Real-Time Game: Among Us

  1. Spawn in as a player with an assigned role on the dropship.
  2. Walk around the map to complete your goal.
    1. As a crewmate, complete tasks (by interacting with game objects) without dying OR vote out all imposters.
    2. As an imposter, fulfil an action of killing crewmates without being caught, or triggering Sabotages to delay/kill crewmates.
  3. A body is found, or an emergency button is pressed, sending players to the meeting.
    1. Players discuss what they did to try and sus out imposters during the meeting.
    2. Players vote on who to eject.
    3. Players either die or return to the world.
  4. Repeat step 2 and 3: Walk around the map and talk during meetings, until one of three ending conditions are met
    1. There are an equal or larger number of imposters than crewmates (imposters win)
    2. A killing sabotage successfully completes its time limit without being prevented (imposters win)
    3. Players voted out all imposters (crewmates win)
    4. Players completed all tasks (crewmates win)

While Among Us is real-time, its game states can be simplified to 4 key game states: Get a role, act in accordance to your role while walking around the map, discuss during meetings, and game over. In the first 3 states, there is a lot of interactions between the game’s basic elements, which create a large space of possibility for players. The playspace of a large, confined 2-D map allows players to walk around in groups or alone, kill/sabotage, or complete tasks, allowing each player to act in accordance with reaching their goal. Map objects such as tasks and doors force players to interact, oftentimes losing vision. This playspace swaps to a basic meeting panel of where the only existing objects are each players’ names, limiting players’ actions to discussion with other players, or voting on somebody to eject. The game’s rules of ejecting the individual with the most votes, and limitations on how often imposters can kill or sabotage. All of these basic elements help create an intricately suspenseful social deduction, despite the minimal number of key game states.

The overworld of Among Us gives the player numerous objects with which to Interact, including other players to run around with.
On the other hand, the meeting space only allows for discussion and voting, changing the interactions that take place.

Turn-Based Game: Exploding Kittens

  1. Set up according to rulebook (properly distributing and counting defuse cards and exploding kitten quantity)
  2. Player 1 starts, and can play card(s) (if able/willing), or proceed to skip playing a card.
    1. If a card is played, follow the text on the card (which involves interacting with the deck or other players)
  3. Player 1 ends turn by drawing the top card of their deck.
    1. If the card is an Exploding Kitten, they reveal it and
      1. Either discard a defuse card to stay alive, and replaces the Exploding Kitten anywhere they want in the deck OR
      2. They lose the game, and discard the Exploding Kitten
    2. If not, add it to your hand
  4. Repeat from step 2 for the next player. The game ends when 1 player remains (that player wins!).

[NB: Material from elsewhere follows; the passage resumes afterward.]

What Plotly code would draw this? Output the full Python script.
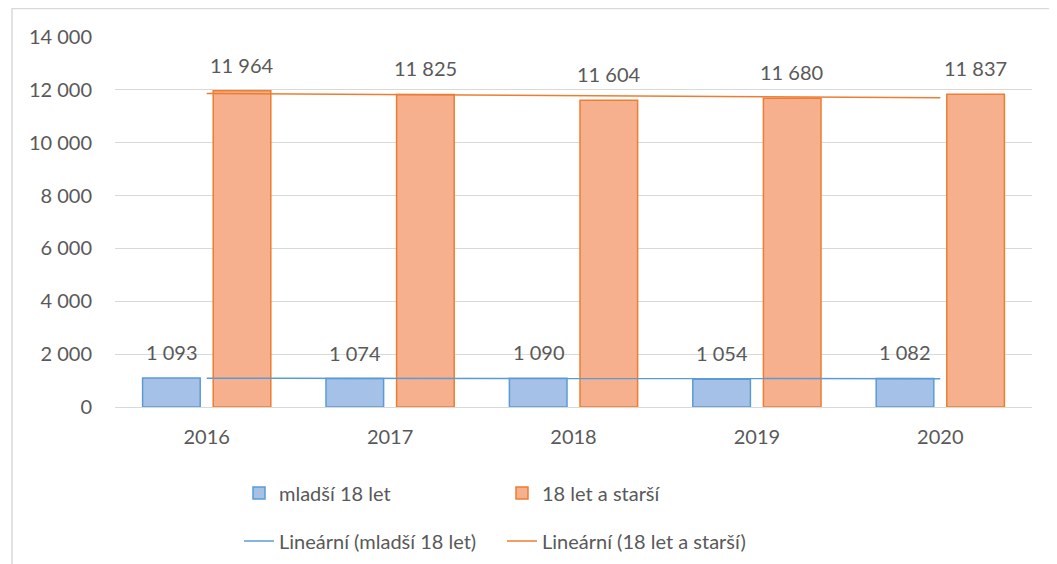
import numpy as np
import plotly.graph_objects as go

years = ["2016", "2017", "2018", "2019", "2020"]
young = [1093, 1074, 1090, 1054, 1082]
adult = [11964, 11825, 11604, 11680, 11837]
name_young = "mladší 18 let"
name_adult = "18 let a starší"
y_ticks = [0, 2000, 4000, 6000, 8000, 10000, 12000, 14000]

BLUE_EDGE = "#5b9bd5"
BLUE_FILL = "#a6c1e7"
ORANGE_EDGE = "#ed7d31"
ORANGE_FILL = "#f6b08e"
GRAY = "#595959"
FONT = "Lato"


def fmt(v):
    return f"{v:,}".replace(",", " ")


def trend(vals):
    xs = np.arange(len(vals))
    k, q = np.polyfit(xs, vals, 1)
    return list(k * xs + q)


fig = go.Figure()
fig.add_trace(go.Bar(x=years, y=young, name=name_young,
                     marker=dict(color=BLUE_FILL, line=dict(color=BLUE_EDGE, width=1.5)),
                     legend="legend"))
fig.add_trace(go.Bar(x=years, y=adult, name=name_adult,
                     marker=dict(color=ORANGE_FILL, line=dict(color=ORANGE_EDGE, width=1.5)),
                     legend="legend"))
fig.add_trace(go.Scatter(x=years, y=trend(young), mode="lines",
                         name=f"Lineární ({name_young})",
                         line=dict(color=BLUE_EDGE, width=1.5), legend="legend2"))
fig.add_trace(go.Scatter(x=years, y=trend(adult), mode="lines",
                         name=f"Lineární ({name_adult})",
                         line=dict(color=ORANGE_EDGE, width=1.5), legend="legend2"))

annotations = []
for i, v in enumerate(young):
    annotations.append(dict(x=i, y=v, text=fmt(v), showarrow=False, xshift=-35,
                            yanchor="bottom", yshift=12,
                            font=dict(family=FONT, size=20, color=GRAY)))
for i, v in enumerate(adult):
    annotations.append(dict(x=i, y=v, text=fmt(v), showarrow=False, xshift=35,
                            yanchor="bottom", yshift=12,
                            font=dict(family=FONT, size=20, color=GRAY)))

# page body adds an 8px offset; figure coordinates compensate
W, H = 1049, 556
L, R, T, B = 107, 25, 29, 157
pw, ph = W - L - R, H - T - B

fig.update_layout(
    width=W, height=H,
    margin=dict(l=L, r=R, t=T, b=B, autoexpand=False),
    paper_bgcolor="white", plot_bgcolor="white",
    font=dict(family=FONT, size=20, color=GRAY),
    barmode="group", bargap=0.23, bargroupgap=0.184,
    annotations=annotations,
    xaxis=dict(type="category", range=[-0.5, len(years) - 0.5], automargin=False,
               showgrid=False, showline=True, linecolor="#d9d9d9", linewidth=1,
               ticks="", ticklabelstandoff=12,
               tickfont=dict(family=FONT, size=20, color=GRAY)),
    yaxis=dict(range=[0, 14000], tickvals=y_ticks, ticktext=[fmt(t) for t in y_ticks],
               automargin=False,
               showgrid=True, gridcolor="#d9d9d9", gridwidth=1, zeroline=False,
               showline=False, ticks="", ticklabelstandoff=22,
               tickfont=dict(family=FONT, size=20, color=GRAY)),
    legend=dict(orientation="h", x=(231 - L) / pw, xanchor="left",
                y=(H - B - 485) / ph, yanchor="middle", entrywidth=218,
                entrywidthmode="pixels", traceorder="normal",
                font=dict(family=FONT, size=20, color=GRAY), bgcolor="rgba(0,0,0,0)"),
    legend2=dict(orientation="h", x=(231 - L) / pw, xanchor="left",
                 y=(H - B - 533) / ph, yanchor="middle", entrywidth=218,
                 entrywidthmode="pixels", traceorder="normal",
                 font=dict(family=FONT, size=20, color=GRAY), bgcolor="rgba(0,0,0,0)"),
    shapes=[dict(type="rect", xref="paper", yref="paper",
                 x0=(4 - L) / pw, x1=1.2, y0=-1, y1=(H - B - 0.5) / ph,
                 line=dict(color="#d9d9d9", width=1.5), fillcolor="rgba(0,0,0,0)",
                 layer="below")],
)

fig.write_html("out.html")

As a turn-based game with a rule limiting players to playing only 1 card a turn, and/or drawing 1 card a turn, Exploding Kittens has a small set of simplified key game states: set-up, play card(s), draw a card and possibly explode, and rotate player turns. There are substates, such as playing a “Nope!” card in response to another player’s card, or placing the Exploding Kitten back into the deck after playing a defuse. Cards, including defuses and the Exploding Kittens, act as the sole object in the game, but the limited playspace of a table (containing the deck, discard pile, and each player’s hand) gives players the ability to calculate odds and psychologically analyze their opponents, creating a generally large space of possibility, despite appearing to be a simple game with minimal states and objects. The set of elements such as restrictive rules and quantity of actions one can reasonably take on a turn creates 2 goals for players: “Don’t explode,” and “Sabotage others to explode.” Overall, the game’s basic elements interact to successfully make the game a chaotic mess of fun and misfortune.